Built by those who lived in this place, with much effort and much knowledge, for thousands of years, the humble dry stone walls are the ones that gave previous generations the opportunity to live and feed on our arid and barren islands. The dry stone walls and the soil terraces they create are the way to create, maintain, and expand farmland where large fertile plains are scarce, and the soils are sloping and poor.
The dry stone walls held back the soil that the rain brought down, allowing water to pass between the stones. This created flat surfaces suitable for cultivation, which provided the islanders with space to grow their cereals, vines and olives. At the same time, by retaining and draining the water, they helped to recharge the natural underground water reservoirs.

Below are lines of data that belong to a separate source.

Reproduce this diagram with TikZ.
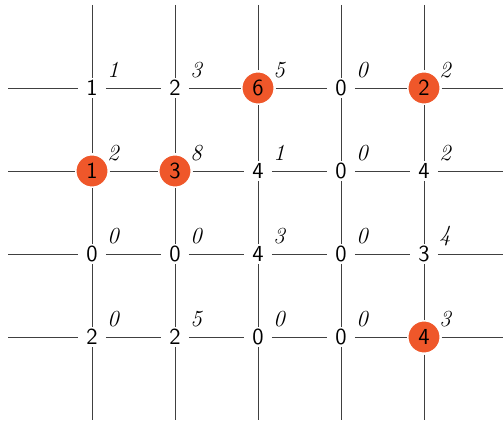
\documentclass[tikz,border=0pt]{standalone}
\usetikzlibrary{positioning}
\definecolor{hitred}{RGB}{239,87,42}
\begin{document}
\begin{tikzpicture}[
    x=0.5pt, y=-0.5pt,
    grd/.style={draw=black!75, line width=0.45pt},
    cell/.style={
      inner sep=0pt, minimum width=13.5pt, minimum height=10pt,
      font=\fontsize{11.5}{13}\selectfont\sffamily
    },
    hit/.style={
      cell, circle, fill=hitred, draw=white, line width=1pt,
      minimum size=16.5pt
    },
    lab/.style={
      shift={(21,-18)}, inner sep=0pt,
      font=\fontsize{11.5}{13}\selectfont\itshape
    }
  ]
    \useasboundingbox (0,0) rectangle (503,422);

    % --- Fila 1 ---
    \node[cell] (a1) at (92,88)  {1}; \node[lab] at (a1) {1};
    \node[cell] (a2) at (175,88) {2}; \node[lab] at (a2) {3};
    \node[hit]  (a3) at (258,88) {6}; \node[lab] at (a3) {5};
    \node[cell] (a4) at (341,88) {0}; \node[lab] at (a4) {0};
    \node[hit]  (a5) at (424,88) {2}; \node[lab] at (a5) {2};

    % --- Fila 2 ---
    \node[hit]  (b1) at (92,171)  {1}; \node[lab] at (b1) {2};
    \node[hit]  (b2) at (175,171) {3}; \node[lab] at (b2) {8};
    \node[cell] (b3) at (258,171) {4}; \node[lab] at (b3) {1};
    \node[cell] (b4) at (341,171) {0}; \node[lab] at (b4) {0};
    \node[cell] (b5) at (424,171) {4}; \node[lab] at (b5) {2};

    % --- Fila 3 ---
    \node[cell] (c1) at (92,254)  {0}; \node[lab] at (c1) {0};
    \node[cell] (c2) at (175,254) {0}; \node[lab] at (c2) {0};
    \node[cell] (c3) at (258,254) {4}; \node[lab] at (c3) {3};
    \node[cell] (c4) at (341,254) {0}; \node[lab] at (c4) {0};
    \node[cell] (c5) at (424,254) {3}; \node[lab] at (c5) {4};

    % --- Fila 4 ---
    \node[cell] (d1) at (92,337)  {2}; \node[lab] at (d1) {0};
    \node[cell] (d2) at (175,337) {2}; \node[lab] at (d2) {5};
    \node[cell] (d3) at (258,337) {0}; \node[lab] at (d3) {0};
    \node[cell] (d4) at (341,337) {0}; \node[lab] at (d4) {0};
    \node[hit]  (d5) at (424,337) {4}; \node[lab] at (d5) {3};

    % --- Extremos de la rejilla ---
    \coordinate (wa) at (8,88);   \coordinate (ea) at (508,88);
    \coordinate (wb) at (8,171);  \coordinate (eb) at (508,171);
    \coordinate (wc) at (8,254);  \coordinate (ec) at (508,254);
    \coordinate (wd) at (8,337);  \coordinate (ed) at (508,337);
    \coordinate (n1) at (92,5);   \coordinate (s1) at (92,420);
    \coordinate (n2) at (175,5);  \coordinate (s2) at (175,420);
    \coordinate (n3) at (258,5);  \coordinate (s3) at (258,420);
    \coordinate (n4) at (341,5);  \coordinate (s4) at (341,420);
    \coordinate (n5) at (424,5);  \coordinate (s5) at (424,420);

    % --- Lineas ---
    \draw[grd] (wa) -- (a1) -- (a2) -- (a3) -- (a4) -- (a5) -- (ea);
    \draw[grd] (wb) -- (b1) -- (b2) -- (b3) -- (b4) -- (b5) -- (eb);
    \draw[grd] (wc) -- (c1) -- (c2) -- (c3) -- (c4) -- (c5) -- (ec);
    \draw[grd] (wd) -- (d1) -- (d2) -- (d3) -- (d4) -- (d5) -- (ed);
    \draw[grd] (n1) -- (a1) -- (b1) -- (c1) -- (d1) -- (s1);
    \draw[grd] (n2) -- (a2) -- (b2) -- (c2) -- (d2) -- (s2);
    \draw[grd] (n3) -- (a3) -- (b3) -- (c3) -- (d3) -- (s3);
    \draw[grd] (n4) -- (a4) -- (b4) -- (c4) -- (d4) -- (s4);
    \draw[grd] (n5) -- (a5) -- (b5) -- (c5) -- (d5) -- (s5);
  \end{tikzpicture}
\end{document}
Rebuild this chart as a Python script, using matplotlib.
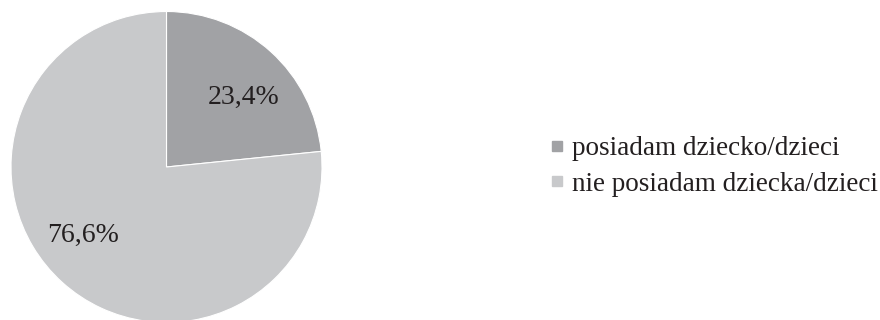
import matplotlib
matplotlib.use("Agg")
import matplotlib.pyplot as plt
from matplotlib.lines import Line2D
import numpy as np

categories = ["posiadam dziecko/dzieci", "nie posiadam dziecka/dzieci"]
values = [23.4, 76.6]
colors = ["#a1a2a5", "#c8c9cb"]
text_color = "#231f20"

plt.rcParams['font.family'] = ['Liberation Serif', 'DejaVu Serif']

W, H = 880, 320
fig = plt.figure(figsize=(W / 100, H / 100), dpi=100)
fig.patch.set_facecolor("white")

cx, cy, r = 166.5, 167.0, 155.5
ax = fig.add_axes([(cx - r) / W, (H - cy - r) / H, 2 * r / W, 2 * r / H])
ax.axis("off")

wedges, texts, autotexts = ax.pie(
    values, colors=colors, startangle=90, counterclock=False,
    autopct=lambda p: f"{p:.1f}%".replace(".", ","), pctdistance=0.68,
    wedgeprops=dict(edgecolor="white", linewidth=0.8),
    textprops=dict(fontsize=20, color=text_color),
)
ax.set_xlim(-1, 1)
ax.set_ylim(-1, 1)
ax.set_aspect("equal", adjustable="box")

# Excel-like label placement (angle in degrees, radius fraction)
label_pos = [(42.0, 0.67), (219.6, 0.695)]
for t, (ang, rad) in zip(autotexts, label_pos):
    a = np.deg2rad(ang)
    t.set_position((rad * np.cos(a), rad * np.sin(a)))
    t.set_ha("center")
    t.set_va("center")

handles = [Line2D([0], [0], marker="s", linestyle="none", markersize=7,
                  markerfacecolor=c, markeredgecolor=c) for c in colors]
fig.legend(handles, categories, loc="center left",
           bbox_to_anchor=(552 / W, 1 - 166.5 / H), frameon=False,
           borderpad=0, borderaxespad=0, handlelength=0.4,
           handletextpad=0.34, labelspacing=0.38,
           prop=dict(family=['Liberation Serif'], size=19.5),
           labelcolor=text_color)

fig.savefig("out.png", dpi=100, facecolor="white")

In 2018, Unesco recognized the art of dry stone as a monument to the world’s intangible cultural heritage. This is to say that a human work of high culture deserves to be preserved, displayed, and researched only as a monument, i.e. as something that reminds and explains the past.
But only as a monument? Only as something about the past? No. The dry stone walls are just as much about the islands’ future. Without the dry stone walls, slowly but surely, the morphology of our islands will change dramatically. With every rainfall, masses of soil will slump downwards; the current fields will disappear, slopes will acquire inhospitable gradients and erosion on the higher parts of mountains and hills will reduce the resistance currently provided by wild vegetation and turn more and more ridges into rocky outcrops. The LIFE TERRACESCAPE project[1] was based on their potential to function as a green infrastructure capable of protecting against the climate crisis.
The dry stone walls have not been maintained for several decades. Their natural defenders, farmers and stockbreeders, have become scarce. Farming and caring for the land has given way to aggressive building. The infinite measures of retaining walls or enclosures built around modern buildings have nothing to do with the function of dry stone. The dry-stone craftsmen are disappearing – few are left to know the art. Unless the organised state intervenes, the course is clear and sad: In a very few years, dry stone will not exist, and the unfortunate effects of their absence will be perfectly visible but no longer reversible. What has been achieved by centuries of human sweat and knowledge, once lost, can no longer be either reconstructed or replenished.
In the last decade, sensitised people in the Cyclades, trying to draw attention to the value and the need to preserve the art of dry stone and the monumental value and the irreplaceable position of the dry stone structures themselves in the Cycladic landscape, organise “Dry Stone Workshops” that usually include information activities on the subject and repairs of pieces of dry stone structures. Such workshops have already been held in Andros, Amorgos and Sifnos. The first such workshop in Paros was organised in the area of Aliki on 10 and 11 February, on the initiative of the Cultural Association of Ageria and the Cultural Association of Paros “Archilochos”.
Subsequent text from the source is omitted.